[Given request]
Skip every picture and transcribe the remaining material exactly.

[Supplied material]
::::::::

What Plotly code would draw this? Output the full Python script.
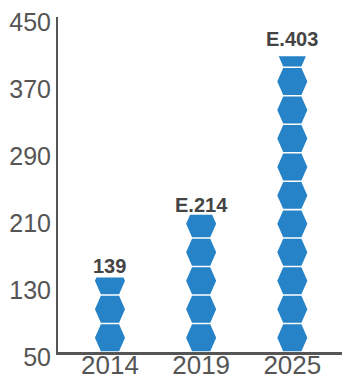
import plotly.graph_objects as go

# Data
years = ["2014", "2019", "2025"]
values = [139, 214, 403]
labels = ["139", "E.214", "E.403"]
y_ticks = [50, 130, 210, 290, 370, 450]

# Hexagon pictogram geometry (in axis units)
BASE = 50          # baseline of the value axis
STEP = 34          # value units covered by one hexagon
GAP = 1.8          # white gap between stacked hexagons
HALF_W = 0.165     # half width at the side points
HALF_FLAT = 0.10   # half width of the flat top/bottom

BLUE = "#2783c8"
AXIS = "#555555"
FONT = "Liberation Sans Narrow, Liberation Sans, Arial, sans-serif"


def hexagon(cx, y0, y1):
    ym = (y0 + y1) / 2
    return [(cx - HALF_FLAT, y0), (cx + HALF_FLAT, y0), (cx + HALF_W, ym),
            (cx + HALF_FLAT, y1), (cx - HALF_FLAT, y1), (cx - HALF_W, ym)]


def clip_below(poly, ytop):
    """Keep the part of a polygon that lies at or below ytop."""
    out = []
    n = len(poly)
    for i in range(n):
        p, q = poly[i], poly[(i + 1) % n]
        p_in, q_in = p[1] <= ytop, q[1] <= ytop
        if p_in:
            out.append(p)
        if p_in != q_in:
            t = (ytop - p[1]) / (q[1] - p[1])
            out.append((p[0] + t * (q[0] - p[0]), ytop))
    return out


fig = go.Figure()

for i, v in enumerate(values):
    xs, ys = [], []
    k = 0
    while BASE + k * STEP < v:
        y0 = BASE + k * STEP + GAP / 2
        y1 = y0 + STEP - GAP
        poly = clip_below(hexagon(i, y0, y1), v)
        if len(poly) >= 3:
            xs += [p[0] for p in poly] + [poly[0][0], None]
            ys += [p[1] for p in poly] + [poly[0][1], None]
        k += 1
    fig.add_trace(go.Scatter(
        x=xs, y=ys, mode="lines", fill="toself", fillcolor=BLUE,
        line=dict(width=0, color=BLUE), hoverinfo="skip", showlegend=False,
    ))

label_shift = [-2, -3, 4]
for i, (v, t) in enumerate(zip(values, labels)):
    fig.add_annotation(
        x=i, y=v, text=t, showarrow=False, yanchor="bottom", yshift=label_shift[i],
        font=dict(family="Liberation Sans, Arial, sans-serif", size=20,
                  color="#444444", weight="bold"),
    )

fig.update_xaxes(
    range=[-0.57, 2.545], tickvals=list(range(len(years))), ticktext=years,
    showline=True, linecolor=AXIS, linewidth=2.5, showgrid=False, zeroline=False,
    ticks="", tickfont=dict(family=FONT, size=26, color=AXIS), fixedrange=True,
    automargin=False, ticklabelstandoff=-12, ticklabeloverflow="allow",
)
fig.update_yaxes(
    range=[50, 450], tickvals=y_ticks, showline=True, linecolor=AXIS, linewidth=2,
    showgrid=False, zeroline=False, ticks="", ticklabelshift=5,
    tickfont=dict(family=FONT, size=25, color=AXIS), fixedrange=True,
    automargin=False, ticklabeloverflow="allow",
)
fig.update_layout(
    width=342, height=379, margin=dict(l=58, r=0, t=17, b=27),
    paper_bgcolor="white", plot_bgcolor="white", showlegend=False,
)

fig.write_html("out.html", config={"displayModeBar": False})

::::::::

[Exercise response]
What Plotly code would draw this? Output the full Python script.
import plotly.graph_objects as go

# Data
years = ["2014", "2019", "2025"]
values = [139, 214, 403]
labels = ["139", "E.214", "E.403"]
y_ticks = [50, 130, 210, 290, 370, 450]

# Hexagon pictogram geometry (in axis units)
BASE = 50          # baseline of the value axis
STEP = 34          # value units covered by one hexagon
GAP = 1.8          # white gap between stacked hexagons
HALF_W = 0.165     # half width at the side points
HALF_FLAT = 0.10   # half width of the flat top/bottom

BLUE = "#2783c8"
AXIS = "#555555"
FONT = "Liberation Sans Narrow, Liberation Sans, Arial, sans-serif"


def hexagon(cx, y0, y1):
    ym = (y0 + y1) / 2
    return [(cx - HALF_FLAT, y0), (cx + HALF_FLAT, y0), (cx + HALF_W, ym),
            (cx + HALF_FLAT, y1), (cx - HALF_FLAT, y1), (cx - HALF_W, ym)]


def clip_below(poly, ytop):
    """Keep the part of a polygon that lies at or below ytop."""
    out = []
    n = len(poly)
    for i in range(n):
        p, q = poly[i], poly[(i + 1) % n]
        p_in, q_in = p[1] <= ytop, q[1] <= ytop
        if p_in:
            out.append(p)
        if p_in != q_in:
            t = (ytop - p[1]) / (q[1] - p[1])
            out.append((p[0] + t * (q[0] - p[0]), ytop))
    return out


fig = go.Figure()

for i, v in enumerate(values):
    xs, ys = [], []
    k = 0
    while BASE + k * STEP < v:
        y0 = BASE + k * STEP + GAP / 2
        y1 = y0 + STEP - GAP
        poly = clip_below(hexagon(i, y0, y1), v)
        if len(poly) >= 3:
            xs += [p[0] for p in poly] + [poly[0][0], None]
            ys += [p[1] for p in poly] + [poly[0][1], None]
        k += 1
    fig.add_trace(go.Scatter(
        x=xs, y=ys, mode="lines", fill="toself", fillcolor=BLUE,
        line=dict(width=0, color=BLUE), hoverinfo="skip", showlegend=False,
    ))

label_shift = [-2, -3, 4]
for i, (v, t) in enumerate(zip(values, labels)):
    fig.add_annotation(
        x=i, y=v, text=t, showarrow=False, yanchor="bottom", yshift=label_shift[i],
        font=dict(family="Liberation Sans, Arial, sans-serif", size=20,
                  color="#444444", weight="bold"),
    )

fig.update_xaxes(
    range=[-0.57, 2.545], tickvals=list(range(len(years))), ticktext=years,
    showline=True, linecolor=AXIS, linewidth=2.5, showgrid=False, zeroline=False,
    ticks="", tickfont=dict(family=FONT, size=26, color=AXIS), fixedrange=True,
    automargin=False, ticklabelstandoff=-12, ticklabeloverflow="allow",
)
fig.update_yaxes(
    range=[50, 450], tickvals=y_ticks, showline=True, linecolor=AXIS, linewidth=2,
    showgrid=False, zeroline=False, ticks="", ticklabelshift=5,
    tickfont=dict(family=FONT, size=25, color=AXIS), fixedrange=True,
    automargin=False, ticklabeloverflow="allow",
)
fig.update_layout(
    width=342, height=379, margin=dict(l=58, r=0, t=17, b=27),
    paper_bgcolor="white", plot_bgcolor="white", showlegend=False,
)

fig.write_html("out.html", config={"displayModeBar": False})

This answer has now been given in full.